Given our current energy and environmental crises, the pursuit of energy efficiency has never been more important. In particular, research into efficient energy storage has been essential to the dual purposes of delivering the harvested energy to the user with minimal waste and reducing environmental damage. The development of Lithium-ion batteries was widely celebrated because of their ability to store a large amount of energy in a relatively small space, hence their ubiquity in electronic products.
However, Lithium-ion batteries came under scrutiny after several safety concerns, and, when Samsung was forced to recall (and later discontinue) their brand-new Galaxy Note 7 after some of their phones exploded, the scrutiny intensified. Although the seeming correlation between this and the Lithium-ion batteries themselves are problematic, it is nevertheless acknowledged that Lithium-ion batteries have room for improvement. Recently, Professor Yang Shao-Horn, a professor from the Massachusetts Institute of Technology (MIT), gave a plenary speech at Nano Korea 2019 called “Energy Storage for Decarbonization: Current and Future” to present her research findings on Lithium-ion batteries for a safer, more efficient and commercially friendly product. Currently at the forefront of energy storage research, she is renowned for her dedication to both theoretical and experimental science and isn’t afraid to “go into the dark.” Visit https://dmse.mit.edu/people/yang-shao-horn to see her profile, publications, and other news.
Q: You said in an interview in 2013 that you initially wanted to become a metallurgist like your father but you ended up being adventurous and chose to study Lithium-ion batteries. What made Lithium-ion batteries more appealing than other fields?
A: To me, back then, it was something different. Maybe a sense of adventure? To get into a field that I know nothing about, the sense of unknown, pursuing the unknown; I think that’s what we in research do, right? We are at the frontiers of knowledge, so we’re really pushing forward into the unknown. Be willing to take risks, not being afraid of going to the dark.

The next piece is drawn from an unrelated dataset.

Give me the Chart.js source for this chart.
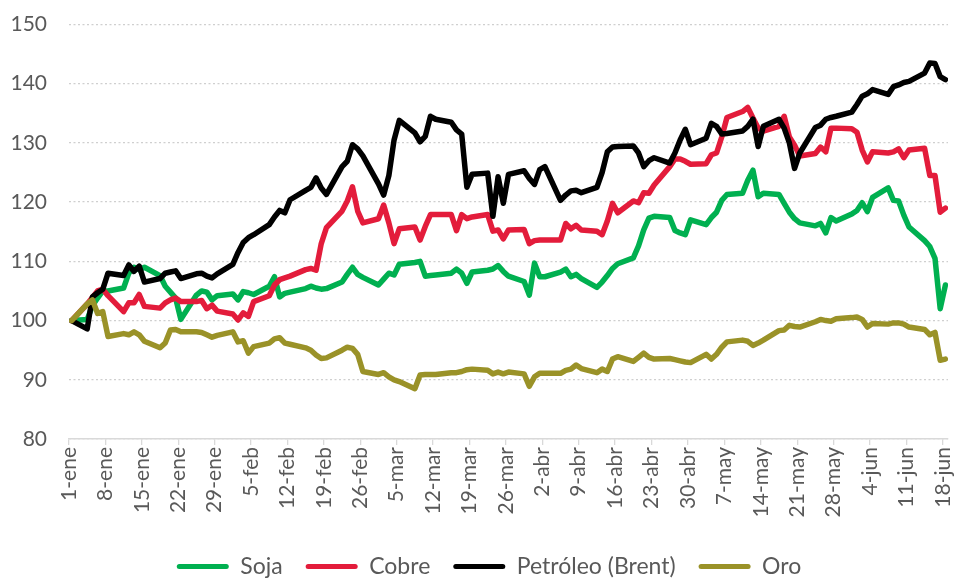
<!DOCTYPE html>
<html>
<head>
<meta charset="utf-8">
<script src="https://cdn.jsdelivr.net/npm/chart.js@4.4.1/dist/chart.umd.min.js"></script>
<style>
  html, body { margin: 0; padding: 0; background: #fff; overflow: hidden; }
  #caja { position: relative; width: 959px; height: 588px; }
</style>
</head>
<body>
<div id="caja"><canvas id="grafico"></canvas></div>
<script>
// dias desde el 1 de enero (dias habiles)
const dias = [
    0,
    3, 4, 5, 6, 7,
    10, 11, 12, 13, 14,
    17, 18, 19, 20, 21,
    24, 25, 26, 27, 28,
    31, 32, 33, 34, 35,
    38, 39, 40, 41, 42,
    45, 46, 47, 48, 49,
    52, 53, 54, 55, 56,
    59, 60, 61, 62, 63,
    66, 67, 68, 69, 70,
    73, 74, 75, 76, 77,
    80, 81, 82, 83, 84,
    87, 88, 89, 90, 91,
    94, 95, 96, 97, 98,
    101, 102, 103, 104, 105,
    108, 109, 110, 111, 112,
    115, 116, 117, 118, 119,
    122, 123, 124, 125, 126,
    129, 130, 131, 132, 133,
    136, 137, 138, 139, 140,
    143, 144, 145, 146, 147,
    150, 151, 152, 153, 154,
    157, 158, 159, 160, 161,
    164, 165, 166, 167, 168
];

const etiquetas = ['1-ene', '8-ene', '15-ene', '22-ene', '29-ene', '5-feb', '12-feb', '19-feb', '26-feb',
    '5-mar', '12-mar', '19-mar', '26-mar', '2-abr', '9-abr', '16-abr', '23-abr', '30-abr',
    '7-may', '14-may', '21-may', '28-may', '4-jun', '11-jun', '18-jun'];

const soja = [
    100,
    100.2, 102.5, 103.8, 105, 105,
    105.5, 108, 109, 108.6, 109,
    107.6, 105.8, 104.8, 103.8, 100.2,
    104.3, 105, 104.8, 103.5, 104.2,
    104.5, 103.5, 104.9, 104.7, 104.4,
    105.8, 107.4, 104, 104.6, 104.8,
    105.4, 105.8, 105.5, 105.3, 105.4,
    106.5, 107.8, 109, 107.8, 107.3,
    106, 107, 108, 107.7, 109.5,
    109.8, 110, 107.5, 107.6, 107.7,
    108, 108.7, 108, 106.3, 108.2,
    108.5, 108.7, 109.3, 108.3, 107.5,
    106.6, 104.3, 109.7, 107.4, 107.4,
    108.2, 108.7, 107.4, 107.8, 107.1,
    105.6, 106.5, 107.6, 108.8, 109.6,
    110.6, 112.6, 115.3, 117.3, 117.6,
    117.4, 115.2, 114.8, 114.5, 117,
    116.2, 117.4, 118.3, 120.3, 121.3,
    121.5, 123.7, 125.4, 120.9, 121.5,
    121.3, 119.8, 118.3, 117.2, 116.5,
    116, 116.4, 114.8, 117.4, 116.8,
    118, 118.6, 119.9, 118.4, 120.8,
    122.4, 120.3, 120.2, 117.8, 115.8,
    113.5, 112.5, 110.5, 102, 106
];

const cobre = [
    100,
    102.8, 103.9, 105, 105.3, 104.2,
    101.5, 103, 103, 104.4, 102.4,
    102.1, 103, 103.5, 103.8, 103.2,
    103.2, 103.4, 102, 102.6, 101.6,
    101.1, 100.1, 101.3, 100.7, 103.2,
    104.2, 106, 106.9, 107.2, 107.5,
    108.6, 108.8, 108.5, 113, 115.7,
    118.5, 120.2, 122.6, 118.5, 116.5,
    117.2, 119.5, 116.5, 113, 115.5,
    115.8, 113.6, 115.9, 117.9, 117.9,
    117.9, 115.2, 117.9, 117.2, 117.5,
    117.9, 115.1, 115.3, 113.8, 115.3,
    115.4, 113, 113.5, 113.6, 113.6,
    113.6, 116.4, 115.5, 116.1, 115.3,
    115.1, 114.5, 116.8, 119.8, 118.2,
    120.2, 119.9, 121.6, 121.5, 122.9,
    126, 127.3, 127.3, 126.9, 126.4,
    126.5, 128, 128.3, 131, 134.3,
    135.3, 136, 134.2, 132.5, 132,
    132.8, 134.5, 131, 129.6, 127.8,
    128.2, 129.3, 128.5, 132.5, 132.5,
    132.4, 131.8, 128.8, 126.8, 128.5,
    128.3, 128.5, 129, 127.5, 128.8,
    129.1, 124.5, 124.5, 118.3, 119
];

const petroleo = [
    100,
    98.6, 104, 104.7, 105.3, 108,
    107.6, 109.4, 108.3, 109.2, 106.5,
    107.1, 108, 108.2, 108.4, 107.1,
    107.9, 108, 107.5, 107.2, 107.9,
    109.5, 111.5, 113.2, 114, 114.5,
    116.2, 117.5, 118.6, 118.2, 120.4,
    122, 122.5, 124.1, 122.4, 121.3,
    126, 126.9, 129.7, 129, 127.8,
    123.1, 121.2, 124.5, 130.5, 133.8,
    131.7, 130.2, 131.1, 134.5, 134,
    133.5, 132.2, 131.5, 122.5, 124.7,
    124.9, 117.6, 124.3, 119.8, 124.7,
    125.3, 124, 123, 125.5, 126,
    120.3, 121.2, 121.9, 122, 121.6,
    122.5, 125, 128.5, 129.3, 129.4,
    129.5, 128.3, 126, 127, 127.5,
    126.6, 128.3, 130.5, 132.3, 129.7,
    130.8, 133.3, 132.8, 131.5, 131.6,
    132, 132.8, 134, 129.4, 132.8,
    134, 132.5, 130, 125.7, 128.3,
    132.6, 133, 134, 134.3, 134.5,
    135.2, 136.5, 137.9, 138.3, 139,
    138.2, 139.5, 139.8, 140.2, 140.4,
    141.8, 143.5, 143.4, 141.2, 140.7
];

const oro = [
    100,
    102.8, 103.5, 101.2, 101.5, 97.3,
    97.8, 97.6, 98.1, 97.6, 96.5,
    95.4, 96.2, 98.4, 98.5, 98.1,
    98.1, 98, 97.6, 97.2, 97.5,
    98.1, 96.4, 96.6, 94.5, 95.6,
    96.2, 96.9, 97.1, 96.2, 96,
    95.4, 95, 94.2, 93.6, 93.7,
    95, 95.5, 95.3, 94.3, 91.4,
    90.9, 91.2, 90.5, 90, 89.7,
    88.5, 90.8, 90.9, 90.9, 90.9,
    91.2, 91.2, 91.4, 91.7, 91.8,
    91.6, 91, 91.3, 91, 91.3,
    91, 88.9, 90.5, 91.1, 91.1,
    91.1, 91.6, 91.8, 92.5, 91.9,
    91.2, 91.8, 91.4, 93.5, 93.9,
    93.1, 93.8, 94.5, 93.8, 93.5,
    93.6, 93.4, 93.2, 93, 92.9,
    94.3, 93.5, 94.3, 95.5, 96.4,
    96.7, 96.5, 95.8, 96.2, 96.7,
    98.3, 98.4, 99.2, 99, 98.9,
    99.8, 100.2, 100, 99.9, 100.3,
    100.5, 100.6, 100.2, 98.9, 99.5,
    99.4, 99.6, 99.6, 99.4, 98.9,
    98.5, 97.6, 98, 93.3, 93.5
];

const series = [
    { nombre: 'Soja', valores: soja, color: '#00B050', orden: 4 },
    { nombre: 'Cobre', valores: cobre, color: '#E31C3B', orden: 3 },
    { nombre: 'Petróleo (Brent)', valores: petroleo, color: '#000000', orden: 2 },
    { nombre: 'Oro', valores: oro, color: '#9A9228', orden: 1 }
];

const gris = '#595959';

// corre la leyenda un poco a la derecha, como en el original
const moverLeyenda = {
    id: 'moverLeyenda',
    afterLayout(chart) {
        chart.legend.left += 15;
        chart.legend.right += 15;
    }
};

new Chart(document.getElementById('grafico'), {
    type: 'line',
    data: {
        datasets: series.map(s => ({
            label: s.nombre,
            data: dias.map((d, i) => ({ x: d, y: s.valores[i] })),
            borderColor: s.color,
            backgroundColor: s.color,
            borderWidth: 5.5,
            borderJoinStyle: 'round',
            borderCapStyle: 'round',
            pointRadius: 0,
            tension: 0,
            order: s.orden
        }))
    },
    options: {
        responsive: true,
        maintainAspectRatio: false,
        animation: false,
        layout: { padding: { top: 24.5, right: 11, left: 0, bottom: 0 } },
        scales: {
            x: {
                type: 'linear',
                min: -0.5,
                max: 168.5,
                afterBuildTicks: (scale) => {
                    scale.ticks = etiquetas.map((_, i) => ({ value: -0.5 + 7 * i }));
                },
                afterFit: (scale) => {
                    scale.height = 93;
                    scale.paddingLeft = 0;
                    scale.paddingRight = 0;
                },
                grid: {
                    drawOnChartArea: false,
                    drawTicks: true,
                    tickLength: 6,
                    color: '#d9d9d9',
                    lineWidth: 1.3
                },
                border: { display: true, color: '#d9d9d9', width: 1.5 },
                ticks: {
                    autoSkip: false,
                    maxRotation: 90,
                    minRotation: 90,
                    padding: 2,
                    color: gris,
                    font: { family: 'Lato', size: 21 },
                    callback: (valor, i) => etiquetas[i]
                }
            },
            y: {
                min: 80,
                max: 150,
                afterFit: (scale) => {
                    scale.width = 69;
                    scale.paddingTop = 0;
                    scale.paddingBottom = 0;
                },
                grid: {
                    drawTicks: false,
                    color: '#cfcfcf',
                    lineWidth: 1.3
                },
                border: { display: false, dash: [2, 2.5] },
                ticks: {
                    stepSize: 10,
                    padding: 22,
                    color: gris,
                    font: { family: 'Lato', size: 21 }
                }
            }
        },
        plugins: {
            tooltip: { enabled: false },
            legend: {
                position: 'bottom',
                labels: {
                    boxWidth: 52,
                    boxHeight: 5,
                    padding: 23,
                    color: gris,
                    useBorderRadius: true,
                    borderRadius: 2.5,
                    font: { family: 'Lato', size: 23 },
                    generateLabels: (chart) => {
                        const items = Chart.defaults.plugins.legend.labels.generateLabels(chart);
                        items.sort((a, b) => a.datasetIndex - b.datasetIndex);
                        items.forEach(it => { it.lineWidth = 0; it.fillStyle = it.strokeStyle; });
                        return items;
                    }
                }
            }
        }
    },
    plugins: [moverLeyenda]
});
</script>
</body>
</html>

Q: Your research seems to be a convergence of theoretical and experimental areas of material science, chemistry and physics, and I saw in a previous interview that you “continually reach out to a bigger pool of people.” Collaboration, in my opinion, is what makes science so fun. However, sometimes I think it can get out of control – by that, I mean losing focus after a while. What’s the process with which you decide who to collaborate with?
A: That’s a great question. I think to do creative research, we need to have intellectual diversity. We need to have people coming from very different backgrounds to think differently. But then of course, if one collaborates without a theme, then one may not be able to develop a productive collaboration. So typically what we would do is … I’ll give you an example. If recently we’ve been learning and playing with phonons – and maybe this may be a field that, 10 years ago, I knew nothing about – and collaborating with physicists – where people know much more about phonons, and then we use the phonons in a very different area, which we relate phonons to influence ion mobility – how ions move, right? So I think that it’s really how you take a concept from a different field and use it to solve a problem of your own topic.
Q: You mentioned in your presentation about how your research can help the ongoing environmental crisis. Do you work with government officials to see how your work can benefit current energy situations? If not, how essential do you think government backing is for your research?
A: Right, I think as a scientist or as a citizen it’s very important to engage with the government to voice our concerns and potentially shape the vision for energy for our society. So it’s really our obligation to engage.
Q. In the research concerning solar cells as well as energy storage, how do you see the field shifting in, say, 10 years?
A: I think in the next 10 years, you’re going to see the cost of electrons from solar & wind [energies] drop further; there are various techno-economical analyses that project zero cost electrons from these technologies. So I think this is something we can think about… how can we develop newer technologies and replace the current silicon which is also energy intense; we can focus on developing energy storage technologies so that we can use the electrons on demand.
Q: Can you say a few words about college and what students should strive for?
A: Right. I think it’s important we go to college. On one hand we go to college because we are innately, intellectually, curious about a topic. And once you’re engaging in the topic you can say that you want to do something that could benefit society. But I think first of all, one needs to find the topic that is intellectually stimulating and interesting to you, perhaps imagining how one may make an impact; of course both are very important, going forward.